The Pro features a green fiber-optic front sight mated to a plain black rear sight--the preferred setup among today's serious action pistol shooters. The Novak rear sight is angled to significantly to cut down on glare from sunlight and allows fast sight alignment, target acquisition and rapid transitioning.
The Performance Center's most radical change to the Pro was to modify the trigger. By using a different sear and polishing and fitting the internals, the trigger pull has not only been reduced from the standard 6.5 pounds to 4.5 pounds but the reset distance is shorter and there is an audible "click" when the trigger resets.
The Pro of course includes the standard M&P features that make it a good choice for action pistol shooting: ambidextrous slide releases, a reversible magazine release button and interchangeable "palm swells" that allows the shooter to fit the pistol to their particular hand size.
I received a test sample of the Pro and found its handling characteristics to be noticeably improved. After fitting a medium-size palm swell to the grip, I grabbed a supply of 9mm ammo and met my friend Rusty Rawsen at the range to see how the Pro performed.
Rusty paced off 25 yards and set up some targets. Using a selection of generic 9mm ammo in addition to premium target loads and two of my favorite handloads, we proceeded to test fire the Pro for accuracy from an MTM Predator rest.
When the very first round of Cor-Bon Performance Match ammo I sent downrange almost demolished the little "10" inside of the target's 10 ring, Rusty accused me of being lucky.

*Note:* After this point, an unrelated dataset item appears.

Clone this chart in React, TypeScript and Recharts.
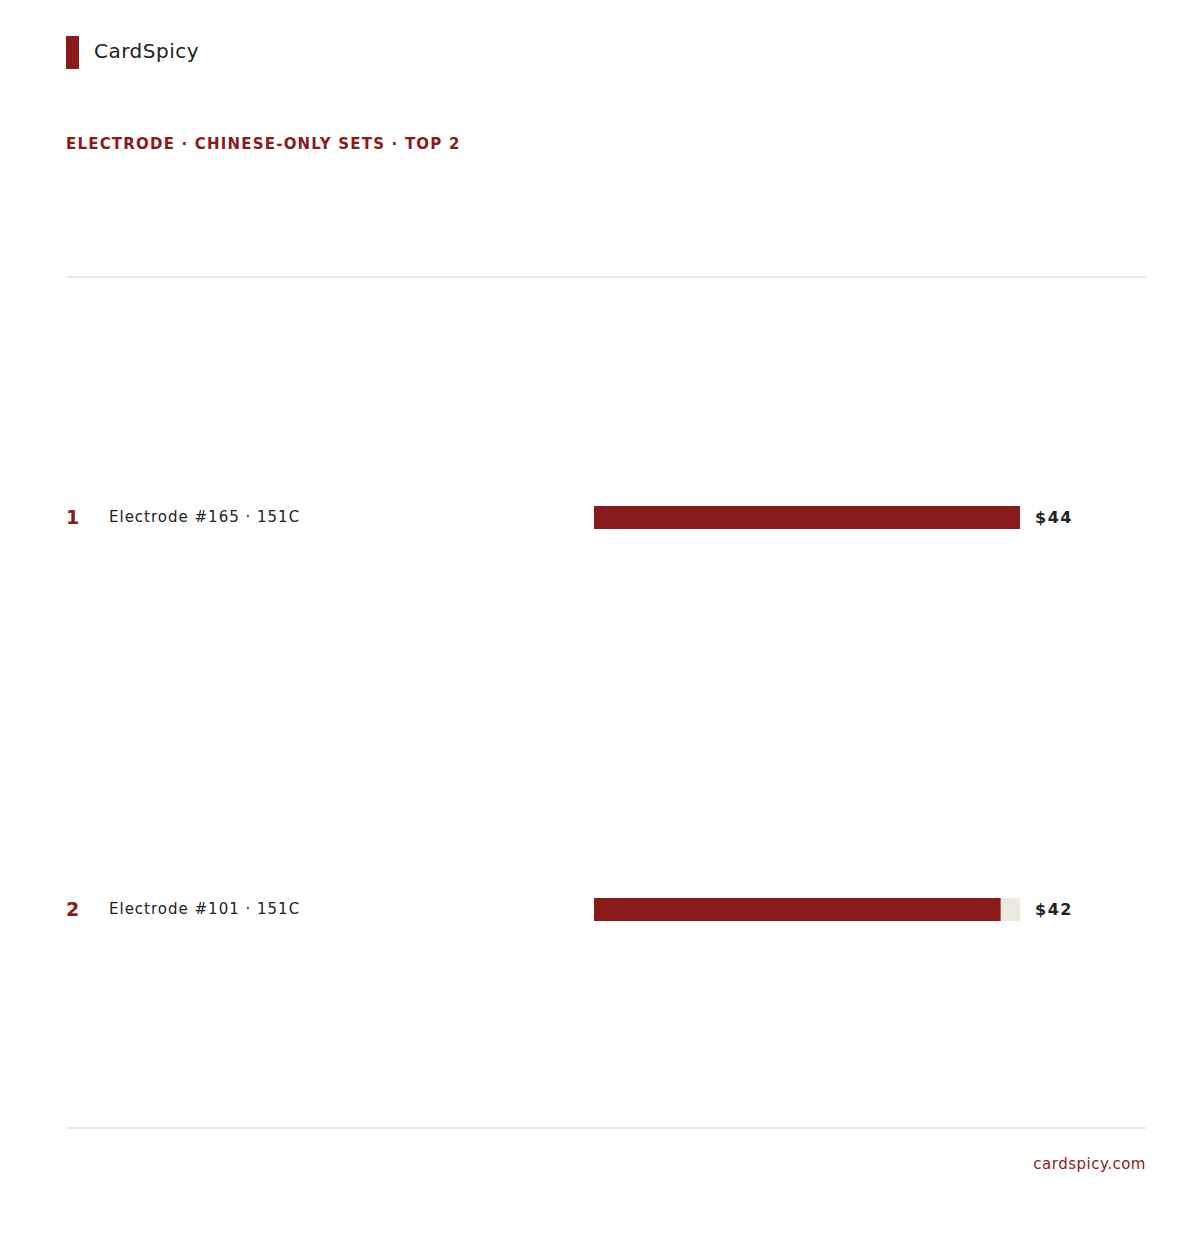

Well, after the next four followed the first inside the confines of said ring we realized this was one shootin' pistol.
That first group, which measured 1.6 inches, turned out to be the smallest we fired that day, but the others were not much larger. In fact, all of the group averages came in at or under 2.5 inches--damn fine performance for any out-of-the-box pistol.
Sample targets fired with the M&P9 Pro from a rest at 25 yards. The Pro comes fitted with a most practical set of sights. The front is a green fiber optic while the rear is a black, fixed Novak.
As do all M&P pistols, the Pro comes with three different sized palm swells so the shooter can fit it to their individual hand size.
After chronographing the six loads, I set up a pair of USPSA Milpark targets and ran the Pro through a series of rapid-fire, offhand drills to get the hang of it.
At distances ranging from seven to 15 yards I was able to keep all of my rapid-fire double taps inside of the targets' highest-scoring zones.
For the ultimate test, I started shooting the Pro in matches, and while it goes against my ingrained sense of modesty to mention it, I managed to take first place in Production division the first time I shot the Pro.
|Accuracy Results | S&W M&P9 Pro |
|Bullet||Bullet Weight (gr.)||Avg. Velocity (fps)||Avg. Group (in.)|
|American Eagle FMJ||115||1,181||2.37|
|UMC FMHJ||124 ||1,123||2.50 |
|Cor-Bon Match||124|| 935|| 2.00|
| Berry's FP*||124||1,042|| 2.32 |
|* Handload |
|NOTES: Accuracy tested from an MTM Predator rest at 25 yards; results are averages of three-five shot groups. Velocities are averages of five shots measured with a Shooting Chrony chronograph. Abbreviations: FMJ, full metal jacket; RN, roundnose; FP, flatpoint.|
Over the next month I competed in a number of matches with the Pro, and my opinion of it continued to grow. First of all, it proved 100 percent reliable. I did not experience a single failure to feed, fire or eject despite using a variety of factory and handloaded ammo with widely varying bullet weights and configurations. Handling characteristics, ease of reloading and accuracy were all one could ask for--especially from a 100 percent stock pistol.
If you have a hankering to try your hand at USPSA, IDPA or Three Gun matches, the M&P9 Pro would greatly ease your entry into these fun sports. It is ready to run out of the box and all the shooter has to provide is ammunition, some accessories and a little skill. Now if you'll excuse me, there is a match this weekend and I have to load some 9mm ammo.
The M&P9 Pro can be disassembled into five major components in a matter of seconds.